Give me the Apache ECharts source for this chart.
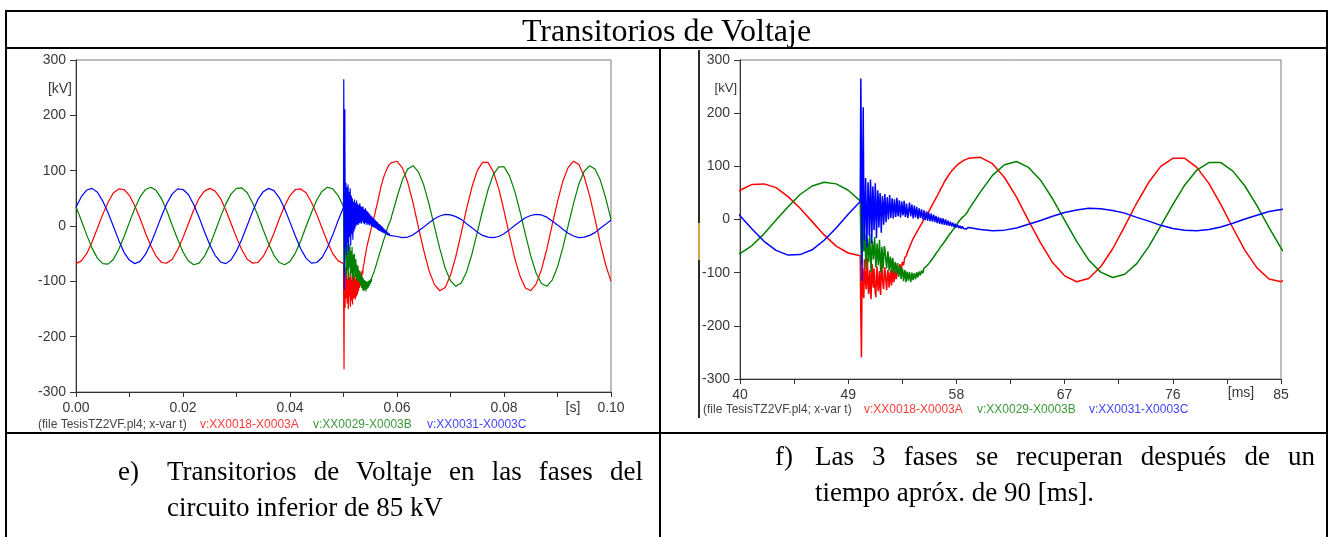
<!DOCTYPE html>
<html>
<head>
<meta charset="utf-8">
<script src="https://cdn.jsdelivr.net/npm/echarts@6/dist/echarts.min.js"></script>
<style>
  html, body { margin:0; padding:0; background:#fff; }
  #wrap { position:relative; width:1333px; height:537px; overflow:hidden; background:#fff; }
  #chart { position:absolute; left:0; top:0; width:1333px; height:537px; }
  .ln { position:absolute; background:#000; z-index:2; }
  .serif { position:absolute; font-family:"Liberation Serif","Times New Roman",serif; color:#000; z-index:3; white-space:nowrap; }
  .just { text-align:justify; text-align-last:justify; }
</style>
</head>
<body>
<div id="wrap">
  <div id="chart"></div>
  <div class="ln" style="left:5px;top:10px;width:1323px;height:2px"></div>
  <div class="ln" style="left:5px;top:10px;width:2px;height:527px"></div>
  <div class="ln" style="left:1326px;top:10px;width:2px;height:527px"></div>
  <div class="ln" style="left:5px;top:47px;width:1323px;height:2px"></div>
  <div class="ln" style="left:659px;top:47px;width:2px;height:490px"></div>
  <div class="ln" style="left:5px;top:432px;width:1323px;height:2px"></div>

  <div class="serif" style="left:0;width:1333px;top:12px;height:36px;line-height:36px;font-size:32px;text-align:center">Transitorios de Voltaje</div>

  <div class="serif" style="left:118px;top:453px;line-height:36px;font-size:27px">e)</div>
  <div class="serif just" style="left:167px;top:453px;width:476px;line-height:36px;font-size:27px">Transitorios de Voltaje en las fases del</div>
  <div class="serif" style="left:167px;top:489px;line-height:36px;font-size:27px">circuito inferior de 85 kV</div>

  <div class="serif" style="left:775px;top:438px;line-height:36px;font-size:27px">f)</div>
  <div class="serif just" style="left:815px;top:438px;width:500px;line-height:36px;font-size:27px">Las 3 fases se recuperan después de un</div>
  <div class="serif" style="left:815px;top:474px;line-height:36px;font-size:27px">tiempo apróx. de 90 [ms].</div>
</div>
<script>
// ---- time samples (ms) ----
const tPre = [0,1,2,3,4,5,6,7,8,9,10,11,12,13,14,15,16,17,18,19,20,21,22,23,24,25,26,27,28,29,30,31,32,33,34,35,36,37,38,39,40,41,42,43,44,45,46,47,48,49,50];
const tFaultA = [50.05,50.10,50.15,50.20,50.25,50.30,50.35,50.40,50.45,50.50,50.55,50.60,50.65,50.70,50.75,50.80,50.85,50.90,50.95,51.00,
  51.05,51.10,51.15,51.20,51.25,51.30,51.35,51.40,51.45,51.50,51.55,51.60,51.65,51.70,51.75,51.80,51.85,51.90,51.95,52.00,
  52.05,52.10,52.15,52.20,52.25,52.30,52.35,52.40,52.45,52.50,52.55,52.60,52.65,52.70,52.75,52.80,52.85,52.90,52.95,53.00,
  53.05,53.10,53.15,53.20,53.25,53.30,53.35,53.40,53.45,53.50,53.55,53.60,53.65,53.70,53.75,53.80,53.85,53.90,53.95,54.00];
const tFaultB = [54.1,54.2,54.3,54.4,54.5,54.6,54.7,54.8,54.9,55.0,55.1,55.2,55.3,55.4,55.5,55.6,55.7,55.8,55.9,56.0,
  56.1,56.2,56.3,56.4,56.5,56.6,56.7,56.8,56.9,57.0,57.1,57.2,57.3,57.4,57.5,57.6,57.7,57.8,57.9,58.0,
  58.1,58.2,58.3,58.4,58.5,58.6,58.7,58.8,58.9];
const tPost = [59,60,61,62,63,64,65,66,67,68,69,70,71,72,73,74,75,76,77,78,79,80,81,82,83,84,85,86,87,88,89,90,91,92,93,94,95,96,97,98,99,100];

// ---- phase A (red) kV ----
const redPre = [-68,-63,-50,-29,-4,21,43,60,67,66,55,36,13,-13,-36,-55,-66,-67,-60,-43,-21,4,29,50,63,68,63,50,29,4,-21,-43,-60,-67,-66,-55,-36,-13,13,36,55,66,67,60,43,21,-4,-29,-50,-63,-68];
const redFaultA = [-180,-259,-120,-92,-140,-148,-75,-78,-120,-131,-88,-72,-125,-140,-110,-95,-135,-150,-100,-84,
  -118,-128,-92,-90,-138,-146,-105,-88,-120,-135,-112,-97,-130,-142,-101,-82,-110,-124,-131,-100,
  -90,-92,-120,-133,-110,-95,-104,-128,-118,-100,-96,-124,-115,-93,-101,-118,-111,-97,-99,-112,
  -104,-90,-95,-103,-96,-84,-87,-96,-88,-80,-81,-86,-79,-72,-70,-75,-68,-63,-60,-62];
const redFaultB = [-52,-50,-41,-36,-34,-28,-27,-20,-19,-12,
  -11,-4,-3,5,5,12,13,19,22,28,
  30,36,40,44,49,53,58,62,66,71,
  74,78,81,85,88,91,94,96,99,101,
  103,105,107,108,110,111,112,113,114];
const redPost = [115,117,105,79,42,-2,-44,-81,-106,-117,-111,-89,-55,-13,31,70,100,115,115,98,68,28,-16,-58,-91,-112,-117,-105,-79,-42,2,44,81,106,117,111,89,55,13,-31,-70,-100];

// ---- phase B (green) kV ----
const greenPre = [35,10,-16,-40,-58,-68,-69,-60,-42,-19,7,32,53,66,70,64,49,27,1,-24,-47,-63,-70,-67,-55,-35,-10,16,40,58,68,69,60,42,19,-7,-32,-53,-66,-70,-64,-49,-27,-1,24,47,63,70,67,55,35];
const greenFaultA = [-40,-85,60,111,-20,-60,-25,-30,-75,-92,-50,-35,-60,-80,-45,-28,-70,-98,-65,-40,
  -52,-75,-58,-33,-62,-90,-70,-45,-60,-86,-72,-38,-66,-100,-80,-52,-64,-92,-78,-50,
  -55,-58,-80,-92,-75,-60,-72,-96,-88,-70,-78,-98,-90,-72,-82,-101,-95,-80,-86,-102,
  -96,-82,-90,-108,-100,-88,-94,-112,-104,-92,-98,-116,-108,-95,-100,-118,-110,-98,-104,-115];
const greenFaultB = [-99,-118,-100,-114,-101,-112,-99,-109,-98,-105,
  -96,-101,-92,-95,-88,-90,-83,-83,-77,-76,
  -71,-70,-64,-63,-58,-56,-51,-50,-45,-43,
  -39,-36,-32,-30,-26,-23,-20,-17,-14,-11,
  -7,-5,-1,1,4,6,8,11,13];
const greenPost = [18,52,83,103,109,98,74,39,-1,-41,-76,-99,-109,-103,-83,-51,-12,28,65,93,107,107,91,63,26,-15,-54,-85,-104,-109,-98,-74,-39,1,41,76,99,109,103,83,51,12];

// ---- phase C (blue) kV ----
const bluePre = [34,53,65,68,61,45,24,-1,-26,-48,-62,-68,-64,-51,-31,-7,18,41,58,67,66,57,39,16,-10,-34,-53,-65,-68,-61,-45,-24,1,26,48,62,68,64,51,31,7,-18,-41,-58,-67,-66,-57,-39,-16,10,34];
const blueFaultA = [265,120,-115,60,211,20,-40,30,78,10,-52,15,70,40,-30,5,75,45,-45,0,
  62,35,-20,10,68,30,-35,5,55,40,-15,12,50,28,-25,8,44,30,-10,15,
  48,25,-5,18,42,20,0,22,46,24,3,20,40,26,2,18,38,25,5,16,
  41,24,6,17,36,22,4,15,34,23,8,14,35,20,5,12,30,19,3,10];
const blueFaultB = [32,6,28,2,26,4,24,1,21,3,
  19,0,17,-1,15,-2,13,-3,11,-4,
  9,-5,7,-7,5,-8,3,-9,2,-10,
  0,-11,-2,-12,-4,-13,-6,-14,-8,-15,
  -10,-16,-12,-17,-13,-17,-14,-18,-15];
const bluePost = [-15,-19,-21,-20,-16,-9,-2,6,13,18,21,20,17,12,4,-3,-11,-17,-20,-21,-19,-14,-7,1,8,15,19,21,20,16,9,2,-6,-13,-18,-21,-20,-17,-12,-4,3,11];

// ---- axis ticks / labels ----
const yTicks = [-300,-200,-100,0,100,200,300];
const leftX = { min:0, max:100, step:20 };     // ms, labelled in s
const rightX = { min:40, max:85, step:9 };      // ms
const legendNames = ['v:XX0018-X0003A','v:XX0029-X0003B','v:XX0031-X0003C'];
const fileText = '(file TesisTZ2VF.pl4; x-var t)';

const T = tPre.concat(tFaultA, tFaultB, tPost);
function pairs(a,b,c,d){ const v=a.concat(b,c,d); return T.map((t,i)=>[t, v[i]]); }
const dRed = pairs(redPre, redFaultA, redFaultB, redPost);
const dGreen = pairs(greenPre, greenFaultA, greenFaultB, greenPost);
const dBlue = pairs(bluePre, blueFaultA, blueFaultB, bluePost);

const SANS = '"Liberation Sans", Arial, sans-serif';
const LBL = '#383838';
const COLS = ['#ff0000','#008000','#0000ff'];
const TXTCOLS = ['#ff3b3b','#3c9a3c','#4444ff'];

function xAxisCfg(g, r, fs, fmt){
  return { type:'value', gridIndex:g, min:r.min, max:r.max, interval:r.step,
    axisLine:{show:true, onZero:false, lineStyle:{color:'#333', width:1}},
    axisTick:{show:true, length:5, lineStyle:{color:'#333'}},
    minorTick:{show:true, splitNumber:2, length:5, lineStyle:{color:'#333'}},
    splitLine:{show:false}, minorSplitLine:{show:false},
    axisLabel:{color:LBL, fontSize:fs, fontFamily:SANS, margin:9, formatter:fmt}
  };
}
function yAxisCfg(g, fs){
  return { type:'value', gridIndex:g, min:yTicks[0], max:yTicks[yTicks.length-1], interval:100,
    axisLine:{show:true, onZero:false, lineStyle:{color:'#333', width:1}},
    axisTick:{show:true, length:6, lineStyle:{color:'#333'}},
    splitLine:{show:false},
    axisLabel:{color:LBL, fontSize:fs, fontFamily:SANS, margin:10}
  };
}
function ser(data, col, xi, w){
  return { type:'line', xAxisIndex:xi, yAxisIndex:xi, data:data, showSymbol:false, symbol:'none',
    lineStyle:{color:col, width:w}, itemStyle:{color:col}, clip:true, silent:true, animation:false };
}
function txt(x,y,s,col,fs,align){
  return { type:'text', x:x, y:y, z:10, silent:true,
    style:{ text:s, fill:col, font:fs+'px '+SANS, textAlign:align||'left', textVerticalAlign:'middle' } };
}

const chart = echarts.init(document.getElementById('chart'), null, {renderer:'canvas'});
chart.setOption({
  animation:false,
  backgroundColor:'transparent',
  grid:[
    {left:76, top:60, width:535, height:332, show:true, borderColor:'#7a7a7a', borderWidth:1, backgroundColor:'#fff'},
    {left:740, top:60, width:541, height:319, show:true, borderColor:'#7a7a7a', borderWidth:1, backgroundColor:'#fff'}
  ],
  xAxis:[
    xAxisCfg(0, leftX, 14, v => (v/1000).toFixed(2)),
    xAxisCfg(1, rightX, 14, v => String(v))
  ],
  yAxis:[ yAxisCfg(0, 14), yAxisCfg(1, 14) ],
  series:[
    ser(dRed, COLS[0], 0, 1.2), ser(dGreen, COLS[1], 0, 1.2), ser(dBlue, COLS[2], 0, 1.2),
    ser(dRed, COLS[0], 1, 1.5), ser(dGreen, COLS[1], 1, 1.5), ser(dBlue, COLS[2], 1, 1.5)
  ],
  graphic:[
    txt(72, 89, '[kV]', LBL, 14, 'right'),
    txt(573, 408, '[s]', LBL, 14, 'center'),
    txt(38, 425, fileText, '#444', 12),
    txt(200, 425, legendNames[0], TXTCOLS[0], 12),
    txt(313, 425, legendNames[1], TXTCOLS[1], 12),
    txt(427, 425, legendNames[2], TXTCOLS[2], 12),
    txt(737, 88, '[kV]', LBL, 13, 'right'),
    txt(1241, 393, '[ms]', LBL, 14, 'center'),
    txt(703, 410, fileText, '#444', 12),
    txt(864, 410, legendNames[0], TXTCOLS[0], 12),
    txt(977, 410, legendNames[1], TXTCOLS[1], 12),
    txt(1089, 410, legendNames[2], TXTCOLS[2], 12),
    { type:'rect', shape:{x:698, y:50, width:2, height:368}, style:{fill:'#2b2b2b'}, silent:true, z:5 },
    { type:'rect', shape:{x:698, y:223, width:2, height:37}, style:{fill:'#c9a44c'}, silent:true, z:6 }
  ]
});
</script>
</body>
</html>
* * *
**EXERCISE DESCRIPTION**
Leave out any pictures, please, and quote only the lines from the top of the data through the line that contains "de 85 kV</div>".

**RESPONSE TO THE TASK**
Give me the Apache ECharts source for this chart.
<!DOCTYPE html>
<html>
<head>
<meta charset="utf-8">
<script src="https://cdn.jsdelivr.net/npm/echarts@6/dist/echarts.min.js"></script>
<style>
  html, body { margin:0; padding:0; background:#fff; }
  #wrap { position:relative; width:1333px; height:537px; overflow:hidden; background:#fff; }
  #chart { position:absolute; left:0; top:0; width:1333px; height:537px; }
  .ln { position:absolute; background:#000; z-index:2; }
  .serif { position:absolute; font-family:"Liberation Serif","Times New Roman",serif; color:#000; z-index:3; white-space:nowrap; }
  .just { text-align:justify; text-align-last:justify; }
</style>
</head>
<body>
<div id="wrap">
  <div id="chart"></div>
  <div class="ln" style="left:5px;top:10px;width:1323px;height:2px"></div>
  <div class="ln" style="left:5px;top:10px;width:2px;height:527px"></div>
  <div class="ln" style="left:1326px;top:10px;width:2px;height:527px"></div>
  <div class="ln" style="left:5px;top:47px;width:1323px;height:2px"></div>
  <div class="ln" style="left:659px;top:47px;width:2px;height:490px"></div>
  <div class="ln" style="left:5px;top:432px;width:1323px;height:2px"></div>

  <div class="serif" style="left:0;width:1333px;top:12px;height:36px;line-height:36px;font-size:32px;text-align:center">Transitorios de Voltaje</div>

  <div class="serif" style="left:118px;top:453px;line-height:36px;font-size:27px">e)</div>
  <div class="serif just" style="left:167px;top:453px;width:476px;line-height:36px;font-size:27px">Transitorios de Voltaje en las fases del</div>
  <div class="serif" style="left:167px;top:489px;line-height:36px;font-size:27px">circuito inferior de 85 kV</div>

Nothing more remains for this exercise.